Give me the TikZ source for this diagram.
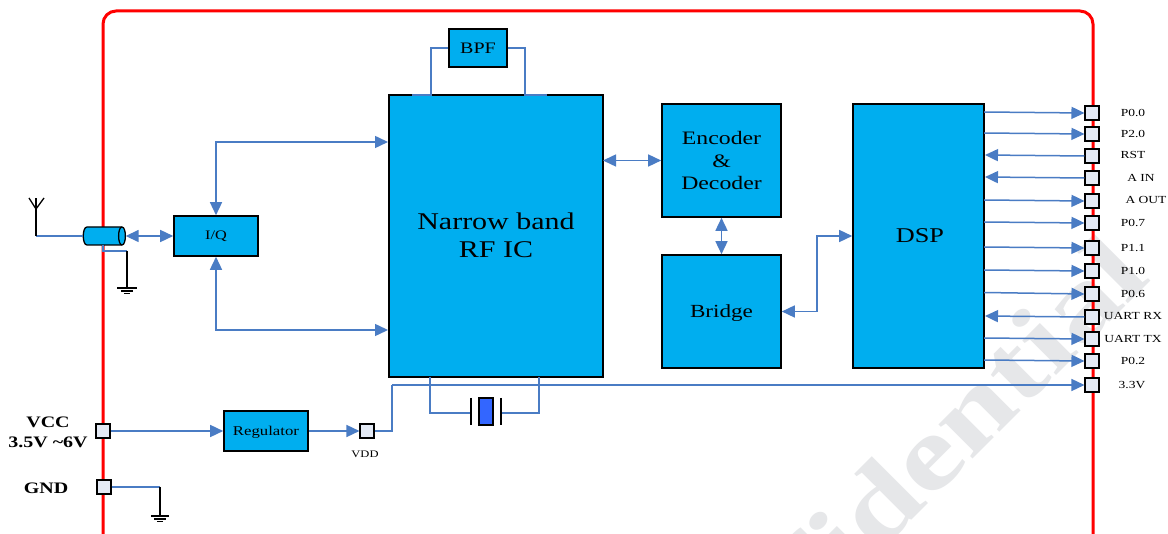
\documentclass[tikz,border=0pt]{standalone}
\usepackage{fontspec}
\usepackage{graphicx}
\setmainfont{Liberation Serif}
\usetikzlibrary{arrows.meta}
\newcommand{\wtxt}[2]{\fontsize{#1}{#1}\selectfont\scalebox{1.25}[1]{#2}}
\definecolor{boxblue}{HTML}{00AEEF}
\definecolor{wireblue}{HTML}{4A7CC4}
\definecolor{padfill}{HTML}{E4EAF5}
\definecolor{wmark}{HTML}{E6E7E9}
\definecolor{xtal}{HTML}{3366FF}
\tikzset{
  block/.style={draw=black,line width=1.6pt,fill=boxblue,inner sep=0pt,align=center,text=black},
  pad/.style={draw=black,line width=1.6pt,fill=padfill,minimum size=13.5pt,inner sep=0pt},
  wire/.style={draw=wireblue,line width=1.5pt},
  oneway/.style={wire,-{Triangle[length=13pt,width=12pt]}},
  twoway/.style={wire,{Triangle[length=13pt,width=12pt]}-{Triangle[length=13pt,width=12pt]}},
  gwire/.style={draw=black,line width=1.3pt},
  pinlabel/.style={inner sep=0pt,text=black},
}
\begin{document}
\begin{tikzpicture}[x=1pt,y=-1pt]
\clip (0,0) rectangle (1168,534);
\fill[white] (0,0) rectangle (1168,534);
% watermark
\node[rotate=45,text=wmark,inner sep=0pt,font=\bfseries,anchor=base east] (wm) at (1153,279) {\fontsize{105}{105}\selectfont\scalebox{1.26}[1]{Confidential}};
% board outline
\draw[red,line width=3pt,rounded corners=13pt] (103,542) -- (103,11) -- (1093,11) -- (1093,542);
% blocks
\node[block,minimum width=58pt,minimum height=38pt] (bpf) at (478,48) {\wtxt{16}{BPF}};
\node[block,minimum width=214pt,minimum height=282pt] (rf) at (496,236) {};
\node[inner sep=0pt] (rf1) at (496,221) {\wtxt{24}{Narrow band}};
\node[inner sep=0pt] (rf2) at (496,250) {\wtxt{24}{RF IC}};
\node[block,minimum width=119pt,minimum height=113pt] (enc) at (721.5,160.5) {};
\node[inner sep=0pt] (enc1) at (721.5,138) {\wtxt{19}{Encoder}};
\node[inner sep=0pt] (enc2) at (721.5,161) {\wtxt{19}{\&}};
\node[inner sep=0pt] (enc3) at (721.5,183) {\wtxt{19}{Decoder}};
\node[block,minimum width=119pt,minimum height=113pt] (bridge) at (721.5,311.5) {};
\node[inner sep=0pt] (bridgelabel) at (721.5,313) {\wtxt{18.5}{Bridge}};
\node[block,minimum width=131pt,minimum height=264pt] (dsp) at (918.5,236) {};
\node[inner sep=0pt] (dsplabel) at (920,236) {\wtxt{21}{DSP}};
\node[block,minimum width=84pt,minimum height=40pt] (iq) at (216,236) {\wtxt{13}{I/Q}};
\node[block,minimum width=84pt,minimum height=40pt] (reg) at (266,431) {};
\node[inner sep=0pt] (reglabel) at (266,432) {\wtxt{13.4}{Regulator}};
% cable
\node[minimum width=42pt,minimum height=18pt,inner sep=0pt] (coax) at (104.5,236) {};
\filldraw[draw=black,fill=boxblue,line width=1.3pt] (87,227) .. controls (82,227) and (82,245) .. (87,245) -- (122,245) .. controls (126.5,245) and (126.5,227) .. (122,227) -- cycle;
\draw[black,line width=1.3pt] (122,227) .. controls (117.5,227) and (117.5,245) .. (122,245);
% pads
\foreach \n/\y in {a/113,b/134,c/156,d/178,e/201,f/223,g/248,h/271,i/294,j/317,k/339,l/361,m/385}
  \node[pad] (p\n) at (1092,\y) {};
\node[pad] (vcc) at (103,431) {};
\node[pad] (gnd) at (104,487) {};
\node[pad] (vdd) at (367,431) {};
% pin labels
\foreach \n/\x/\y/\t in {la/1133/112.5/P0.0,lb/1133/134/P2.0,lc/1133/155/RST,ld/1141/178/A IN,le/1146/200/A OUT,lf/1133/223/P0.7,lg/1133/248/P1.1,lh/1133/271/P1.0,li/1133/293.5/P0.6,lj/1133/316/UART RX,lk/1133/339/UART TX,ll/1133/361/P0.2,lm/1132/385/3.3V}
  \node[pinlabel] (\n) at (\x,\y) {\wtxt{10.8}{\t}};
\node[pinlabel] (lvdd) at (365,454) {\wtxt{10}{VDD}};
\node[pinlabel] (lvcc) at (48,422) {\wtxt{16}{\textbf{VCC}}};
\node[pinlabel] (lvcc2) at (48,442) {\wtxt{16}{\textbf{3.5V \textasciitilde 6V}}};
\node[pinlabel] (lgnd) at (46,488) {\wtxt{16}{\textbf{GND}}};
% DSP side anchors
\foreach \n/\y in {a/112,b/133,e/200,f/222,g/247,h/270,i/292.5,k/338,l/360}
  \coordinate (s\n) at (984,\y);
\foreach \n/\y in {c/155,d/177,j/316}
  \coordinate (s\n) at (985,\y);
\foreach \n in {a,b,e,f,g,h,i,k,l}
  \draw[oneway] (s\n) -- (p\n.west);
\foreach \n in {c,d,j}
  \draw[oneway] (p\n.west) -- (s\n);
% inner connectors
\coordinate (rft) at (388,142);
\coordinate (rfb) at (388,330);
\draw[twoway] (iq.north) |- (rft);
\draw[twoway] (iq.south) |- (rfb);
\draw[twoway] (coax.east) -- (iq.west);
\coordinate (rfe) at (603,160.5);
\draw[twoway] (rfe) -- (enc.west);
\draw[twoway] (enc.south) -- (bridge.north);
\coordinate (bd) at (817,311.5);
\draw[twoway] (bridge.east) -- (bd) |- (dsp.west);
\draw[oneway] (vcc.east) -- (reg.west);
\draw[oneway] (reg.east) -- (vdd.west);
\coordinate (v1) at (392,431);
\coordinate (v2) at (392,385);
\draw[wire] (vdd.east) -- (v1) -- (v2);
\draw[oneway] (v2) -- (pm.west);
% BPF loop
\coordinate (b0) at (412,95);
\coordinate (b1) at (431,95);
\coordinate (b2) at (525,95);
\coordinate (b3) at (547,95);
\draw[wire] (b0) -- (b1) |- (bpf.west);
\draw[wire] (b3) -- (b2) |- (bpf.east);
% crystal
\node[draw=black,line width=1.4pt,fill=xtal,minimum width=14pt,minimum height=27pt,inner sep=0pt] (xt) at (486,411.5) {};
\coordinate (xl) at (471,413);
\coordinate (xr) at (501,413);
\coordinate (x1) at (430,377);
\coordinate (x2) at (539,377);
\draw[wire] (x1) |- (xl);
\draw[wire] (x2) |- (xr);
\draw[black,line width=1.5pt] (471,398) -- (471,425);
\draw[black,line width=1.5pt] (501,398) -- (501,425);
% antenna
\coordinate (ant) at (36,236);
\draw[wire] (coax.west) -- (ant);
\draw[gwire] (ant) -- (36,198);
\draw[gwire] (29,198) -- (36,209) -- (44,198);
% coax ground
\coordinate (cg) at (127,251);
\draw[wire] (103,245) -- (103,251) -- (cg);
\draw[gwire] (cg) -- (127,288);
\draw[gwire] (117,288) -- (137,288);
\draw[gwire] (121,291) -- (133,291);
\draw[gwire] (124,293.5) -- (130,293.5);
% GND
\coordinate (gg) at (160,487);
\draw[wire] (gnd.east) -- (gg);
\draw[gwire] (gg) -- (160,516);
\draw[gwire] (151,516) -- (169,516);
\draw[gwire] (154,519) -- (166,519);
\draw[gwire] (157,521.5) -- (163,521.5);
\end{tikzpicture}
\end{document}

Given request:
Transcribe the full listing character for character. Pictures are excluded.

Answer in full:
Give me the TikZ source for this diagram.
\documentclass[tikz,border=0pt]{standalone}
\usepackage{fontspec}
\usepackage{graphicx}
\setmainfont{Liberation Serif}
\usetikzlibrary{arrows.meta}
\newcommand{\wtxt}[2]{\fontsize{#1}{#1}\selectfont\scalebox{1.25}[1]{#2}}
\definecolor{boxblue}{HTML}{00AEEF}
\definecolor{wireblue}{HTML}{4A7CC4}
\definecolor{padfill}{HTML}{E4EAF5}
\definecolor{wmark}{HTML}{E6E7E9}
\definecolor{xtal}{HTML}{3366FF}
\tikzset{
  block/.style={draw=black,line width=1.6pt,fill=boxblue,inner sep=0pt,align=center,text=black},
  pad/.style={draw=black,line width=1.6pt,fill=padfill,minimum size=13.5pt,inner sep=0pt},
  wire/.style={draw=wireblue,line width=1.5pt},
  oneway/.style={wire,-{Triangle[length=13pt,width=12pt]}},
  twoway/.style={wire,{Triangle[length=13pt,width=12pt]}-{Triangle[length=13pt,width=12pt]}},
  gwire/.style={draw=black,line width=1.3pt},
  pinlabel/.style={inner sep=0pt,text=black},
}
\begin{document}
\begin{tikzpicture}[x=1pt,y=-1pt]
\clip (0,0) rectangle (1168,534);
\fill[white] (0,0) rectangle (1168,534);
% watermark
\node[rotate=45,text=wmark,inner sep=0pt,font=\bfseries,anchor=base east] (wm) at (1153,279) {\fontsize{105}{105}\selectfont\scalebox{1.26}[1]{Confidential}};
% board outline
\draw[red,line width=3pt,rounded corners=13pt] (103,542) -- (103,11) -- (1093,11) -- (1093,542);
% blocks
\node[block,minimum width=58pt,minimum height=38pt] (bpf) at (478,48) {\wtxt{16}{BPF}};
\node[block,minimum width=214pt,minimum height=282pt] (rf) at (496,236) {};
\node[inner sep=0pt] (rf1) at (496,221) {\wtxt{24}{Narrow band}};
\node[inner sep=0pt] (rf2) at (496,250) {\wtxt{24}{RF IC}};
\node[block,minimum width=119pt,minimum height=113pt] (enc) at (721.5,160.5) {};
\node[inner sep=0pt] (enc1) at (721.5,138) {\wtxt{19}{Encoder}};
\node[inner sep=0pt] (enc2) at (721.5,161) {\wtxt{19}{\&}};
\node[inner sep=0pt] (enc3) at (721.5,183) {\wtxt{19}{Decoder}};
\node[block,minimum width=119pt,minimum height=113pt] (bridge) at (721.5,311.5) {};
\node[inner sep=0pt] (bridgelabel) at (721.5,313) {\wtxt{18.5}{Bridge}};
\node[block,minimum width=131pt,minimum height=264pt] (dsp) at (918.5,236) {};
\node[inner sep=0pt] (dsplabel) at (920,236) {\wtxt{21}{DSP}};
\node[block,minimum width=84pt,minimum height=40pt] (iq) at (216,236) {\wtxt{13}{I/Q}};
\node[block,minimum width=84pt,minimum height=40pt] (reg) at (266,431) {};
\node[inner sep=0pt] (reglabel) at (266,432) {\wtxt{13.4}{Regulator}};
% cable
\node[minimum width=42pt,minimum height=18pt,inner sep=0pt] (coax) at (104.5,236) {};
\filldraw[draw=black,fill=boxblue,line width=1.3pt] (87,227) .. controls (82,227) and (82,245) .. (87,245) -- (122,245) .. controls (126.5,245) and (126.5,227) .. (122,227) -- cycle;
\draw[black,line width=1.3pt] (122,227) .. controls (117.5,227) and (117.5,245) .. (122,245);
% pads
\foreach \n/\y in {a/113,b/134,c/156,d/178,e/201,f/223,g/248,h/271,i/294,j/317,k/339,l/361,m/385}
  \node[pad] (p\n) at (1092,\y) {};
\node[pad] (vcc) at (103,431) {};
\node[pad] (gnd) at (104,487) {};
\node[pad] (vdd) at (367,431) {};
% pin labels
\foreach \n/\x/\y/\t in {la/1133/112.5/P0.0,lb/1133/134/P2.0,lc/1133/155/RST,ld/1141/178/A IN,le/1146/200/A OUT,lf/1133/223/P0.7,lg/1133/248/P1.1,lh/1133/271/P1.0,li/1133/293.5/P0.6,lj/1133/316/UART RX,lk/1133/339/UART TX,ll/1133/361/P0.2,lm/1132/385/3.3V}
  \node[pinlabel] (\n) at (\x,\y) {\wtxt{10.8}{\t}};
\node[pinlabel] (lvdd) at (365,454) {\wtxt{10}{VDD}};
\node[pinlabel] (lvcc) at (48,422) {\wtxt{16}{\textbf{VCC}}};
\node[pinlabel] (lvcc2) at (48,442) {\wtxt{16}{\textbf{3.5V \textasciitilde 6V}}};
\node[pinlabel] (lgnd) at (46,488) {\wtxt{16}{\textbf{GND}}};
% DSP side anchors
\foreach \n/\y in {a/112,b/133,e/200,f/222,g/247,h/270,i/292.5,k/338,l/360}
  \coordinate (s\n) at (984,\y);
\foreach \n/\y in {c/155,d/177,j/316}
  \coordinate (s\n) at (985,\y);
\foreach \n in {a,b,e,f,g,h,i,k,l}
  \draw[oneway] (s\n) -- (p\n.west);
\foreach \n in {c,d,j}
  \draw[oneway] (p\n.west) -- (s\n);
% inner connectors
\coordinate (rft) at (388,142);
\coordinate (rfb) at (388,330);
\draw[twoway] (iq.north) |- (rft);
\draw[twoway] (iq.south) |- (rfb);
\draw[twoway] (coax.east) -- (iq.west);
\coordinate (rfe) at (603,160.5);
\draw[twoway] (rfe) -- (enc.west);
\draw[twoway] (enc.south) -- (bridge.north);
\coordinate (bd) at (817,311.5);
\draw[twoway] (bridge.east) -- (bd) |- (dsp.west);
\draw[oneway] (vcc.east) -- (reg.west);
\draw[oneway] (reg.east) -- (vdd.west);
\coordinate (v1) at (392,431);
\coordinate (v2) at (392,385);
\draw[wire] (vdd.east) -- (v1) -- (v2);
\draw[oneway] (v2) -- (pm.west);
% BPF loop
\coordinate (b0) at (412,95);
\coordinate (b1) at (431,95);
\coordinate (b2) at (525,95);
\coordinate (b3) at (547,95);
\draw[wire] (b0) -- (b1) |- (bpf.west);
\draw[wire] (b3) -- (b2) |- (bpf.east);
% crystal
\node[draw=black,line width=1.4pt,fill=xtal,minimum width=14pt,minimum height=27pt,inner sep=0pt] (xt) at (486,411.5) {};
\coordinate (xl) at (471,413);
\coordinate (xr) at (501,413);
\coordinate (x1) at (430,377);
\coordinate (x2) at (539,377);
\draw[wire] (x1) |- (xl);
\draw[wire] (x2) |- (xr);
\draw[black,line width=1.5pt] (471,398) -- (471,425);
\draw[black,line width=1.5pt] (501,398) -- (501,425);
% antenna
\coordinate (ant) at (36,236);
\draw[wire] (coax.west) -- (ant);
\draw[gwire] (ant) -- (36,198);
\draw[gwire] (29,198) -- (36,209) -- (44,198);
% coax ground
\coordinate (cg) at (127,251);
\draw[wire] (103,245) -- (103,251) -- (cg);
\draw[gwire] (cg) -- (127,288);
\draw[gwire] (117,288) -- (137,288);
\draw[gwire] (121,291) -- (133,291);
\draw[gwire] (124,293.5) -- (130,293.5);
% GND
\coordinate (gg) at (160,487);
\draw[wire] (gnd.east) -- (gg);
\draw[gwire] (gg) -- (160,516);
\draw[gwire] (151,516) -- (169,516);
\draw[gwire] (154,519) -- (166,519);
\draw[gwire] (157,521.5) -- (163,521.5);
\end{tikzpicture}
\end{document}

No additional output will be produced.